Bio
Taking a dive
Growing up on a sprawling council estate on the fringe of Manchester could have been a dismal start to life, penned in by concrete and social problems. But beyond the Liverpool-to-Manchester railway line, through the Three Arches tunnels, lay Chat Moss.
The Moss was once a treacherous peat bog, where many an unwary traveller and, legend has it, an entire Roman legion, disappeared, never to be seen again, in mist-shrouded days of yore. The bogland was drained in the 19th century to facilitate the building of the railway and to provide valuable farmland to feed the burgeoning population of the world’s first industrial city. As a result, the Moss was the playground of the kids from our estate, who would emerge—like those kids who went through the Wardrobe—from the damp, dark tunnels of the Arches into a veritable Narnia of fields, streams, ditches, and riverside slopes.
We were all Tarzan on the rope swings, John Wayne as we tempted the horses into a spot of bareback riding, or war heroes taking on the Nazis who lurked in the ferns and long grass. You never stayed on the Moss too late, as the older kids would terrify us with stories of ghostly legionnaires, deadly quicksand, crocodiles that had forsaken the rivers of Africa to take up residence in those murky ditches, and the very real threat of the formidable Farmer Jeffs and his shotgun.
One day in the long, hazy summer holidays, my brother Pete, five years older than me, was told he had to keep an eye on me as mum was heading into Manchester on a shopping expedition. That meant the eight-year-old me, snot-nosed and snake-belted, tagging along with reluctant Pete and his 13-year-old friends as they went on the Moss in search of adventure and derring-do.
We headed for the “Grand Canyon,” a ditch that had one low bank and one high, with the latter getting progressively higher as you walked along it. The challenge was to start at the “easy” end and jump from the high bank to the low and gradually work your way along the ditch, each leap higher and more difficult than the last. The boldest, or daftest, kids would reach the end, risking life and limb to take the biggest leap of all.
After an hour of this fraught fun, Pete and his pals decided to head back to the estate to stock up on penny Arrow bars and frozen ice pops, but I decided one last display of bravado was necessary to impress the older kids. Climbing into the cleft of a small tree that sat atop the higher bank, I shouted to the retreating group, “Watch this, then!” Waiting until they had all turned around, I took my courage in both hands and threw myself into the void.
Then it all went wrong. My welly boot, and the foot inside, had wedged into the tree cleft, so instead of gracefully soaring, landing, and rolling on the far bank, I swiveled, still stuck in the boot until I reached a downward angle, at which point I slid neatly out of the welly and hurtled head-first into the black water.
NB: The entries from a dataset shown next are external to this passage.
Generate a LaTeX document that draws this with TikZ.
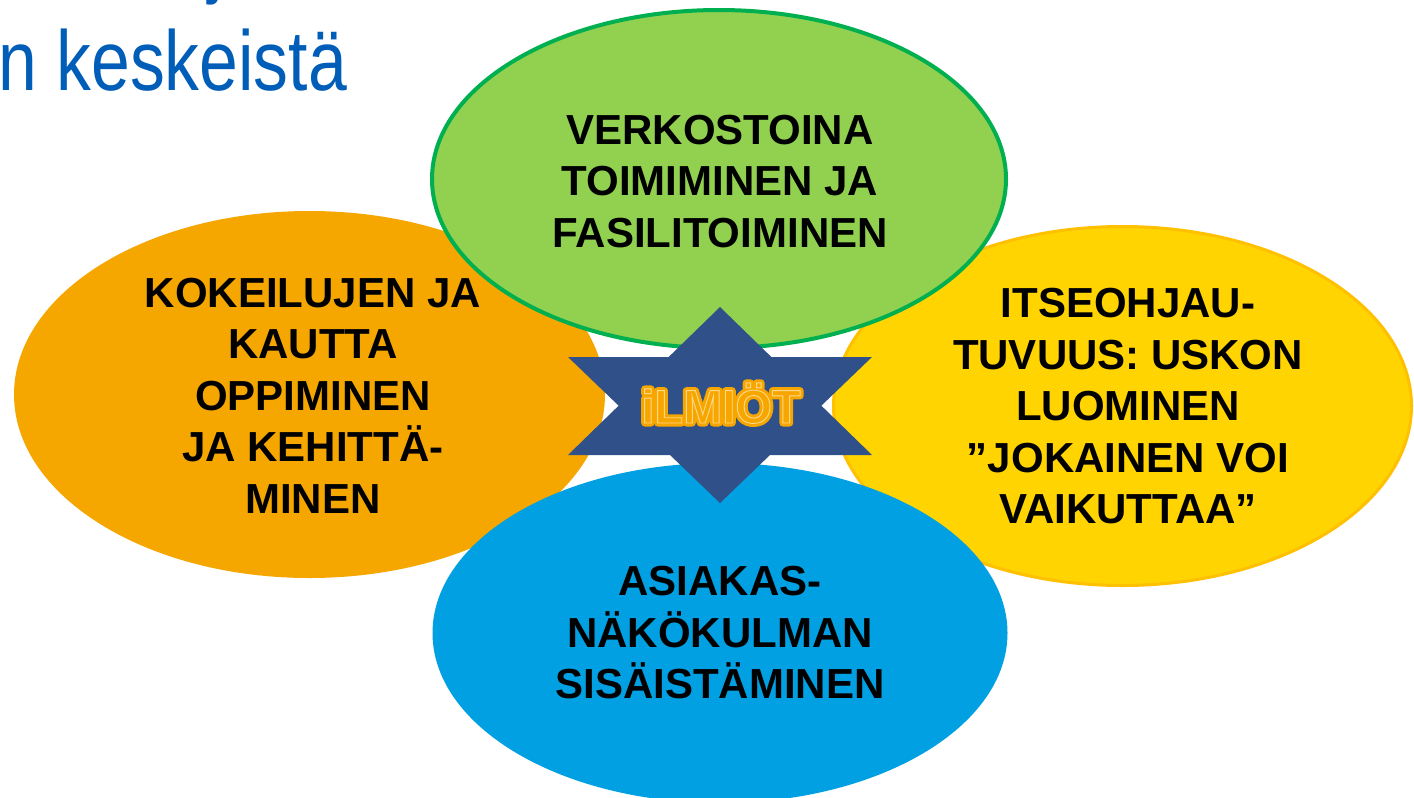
\documentclass[tikz,border=0pt]{standalone}
\usepackage{fontspec}
\usepackage{graphicx}
\setmainfont{Liberation Sans}
\usetikzlibrary{shapes.geometric}
\definecolor{gfill}{HTML}{92D050}
\definecolor{gline}{HTML}{00B050}
\definecolor{ofill}{HTML}{F5A700}
\definecolor{yfill}{HTML}{FFD400}
\definecolor{yline}{HTML}{FFC000}
\definecolor{bfill}{HTML}{00A0E3}
\definecolor{starblue}{HTML}{2F5088}
\definecolor{titleblue}{HTML}{005EB8}
\definecolor{glowlight}{HTML}{FFD98A}
\definecolor{glowor}{HTML}{F7A600}
\newcommand\strokedtext[2]{\special{pdf:literal direct #1}#2\special{pdf:literal direct 0 Tr}}
\begin{document}
\begin{tikzpicture}[x=0.5pt,y=-0.5pt,
  blob/.style={ellipse, inner sep=0pt, outer sep=0pt},
  blobtext/.style={align=center, inner sep=0pt, text=black,
    font=\fontsize{21pt}{25.75pt}\selectfont\bfseries},
  titletext/.style={anchor=base west, inner sep=0pt, text=titleblue,
    font=\fontsize{42.5pt}{50pt}\selectfont},
  glowtext/.style={anchor=base, inner sep=0pt,
    font=\fontsize{23.5pt}{28pt}\selectfont\bfseries}
]
\useasboundingbox (0,0) rectangle (1414,798);

% title fragments
\node[titletext] (titlefrag) at (208,-13) {\scalebox{0.82}[1]{j}};
\node[titletext] (title) at (-2,90) {\scalebox{0.82}[1]{n keskeistä}};

% ellipses
\node[blob, fill=ofill, minimum width=295.5pt, minimum height=183.5pt] (orange) at (309.5,394.5) {};
\node[blob, fill=yfill, draw=yline, line width=1.5pt, minimum width=289pt, minimum height=179.5pt] (yellow) at (1122.5,406) {};
\node[blob, fill=bfill, minimum width=287.5pt, minimum height=170pt] (blue) at (720,633) {};
\node[blob, fill=gfill, draw=gline, line width=2pt, minimum width=287pt, minimum height=169pt] (green) at (719,179) {};

% star
\coordinate (st) at (720,307);
\coordinate (sb) at (720,503);
\coordinate (sul) at (568,357);
\coordinate (sur) at (872,357);
\coordinate (sll) at (568,455);
\coordinate (slr) at (872,455);
\fill[starblue] (st) -- (slr) -- (sll) -- cycle;
\fill[starblue] (sb) -- (sul) -- (sur) -- cycle;

% centre word
\node[glowtext, text=glowor] (ilmiot) at (721,423) {\strokedtext{2 Tr 3.5 w 1 j}{iLMIÖT}};
\node[glowtext, text=glowlight] (ilmiotedge) at (721,423) {\strokedtext{1 Tr 0.45 w}{iLMIÖT}};

% texts
\node[blobtext] (tgreen) at (720,181.5) {VERKOSTOINA\\TOIMIMINEN JA\\FASILITOIMINEN};
\node[blobtext] (torange) at (313,395.5) {KOKEILUJEN JA\\KAUTTA\\OPPIMINEN\\JA KEHITTÄ-\\MINEN};
\node[blobtext] (tyellow) at (1128,406.5) {ITSEOHJAU-\\TUVUUS: USKON\\LUOMINEN\\”JOKAINEN VOI\\VAIKUTTAA”};
\node[blobtext] (tblue) at (720,633) {ASIAKAS-\\NÄKÖKULMAN\\SISÄISTÄMINEN};
\end{tikzpicture}
\end{document}
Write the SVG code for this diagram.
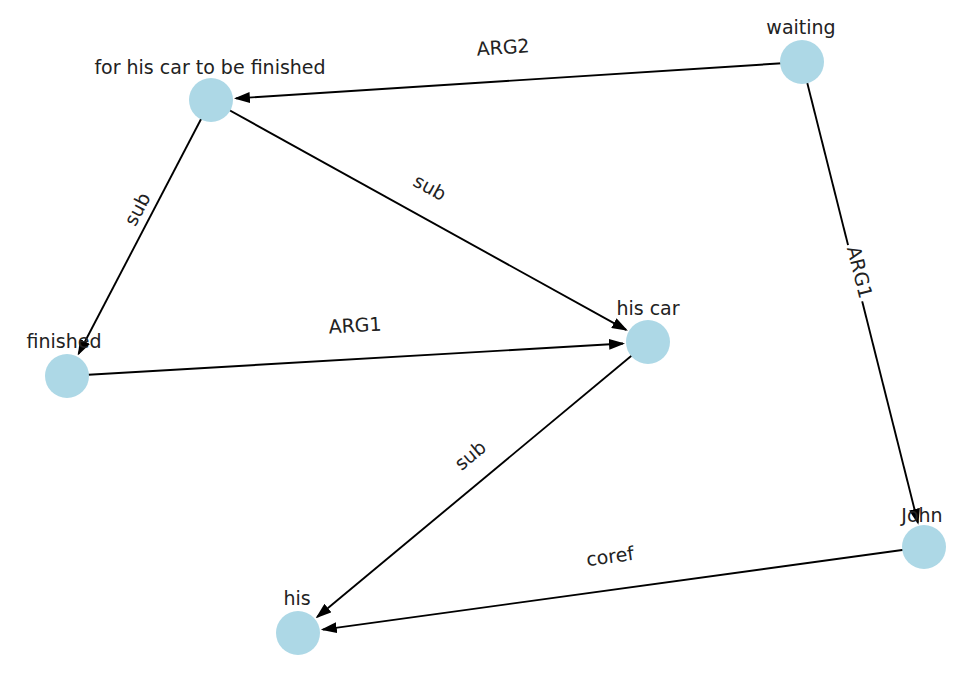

I emerged, spluttering and draped in duckweed and filth, to my audience who went from wild-eyed, open-mouthed incredulity to hearty applause and cheers for my death-defying dive.
None of them had noticed the offending welly-bob, still wedged at a jaunty angle in the tree, and thought my plunge was both intentional and of Olympic quality. So, naturally, I took a bow and gratefully accepted the back slaps and sweets. To this day, they don’t know that my prodigious feat was a clumsy accident.
Life lesson learned: think before you leap, and if it still goes wrong, just style it out.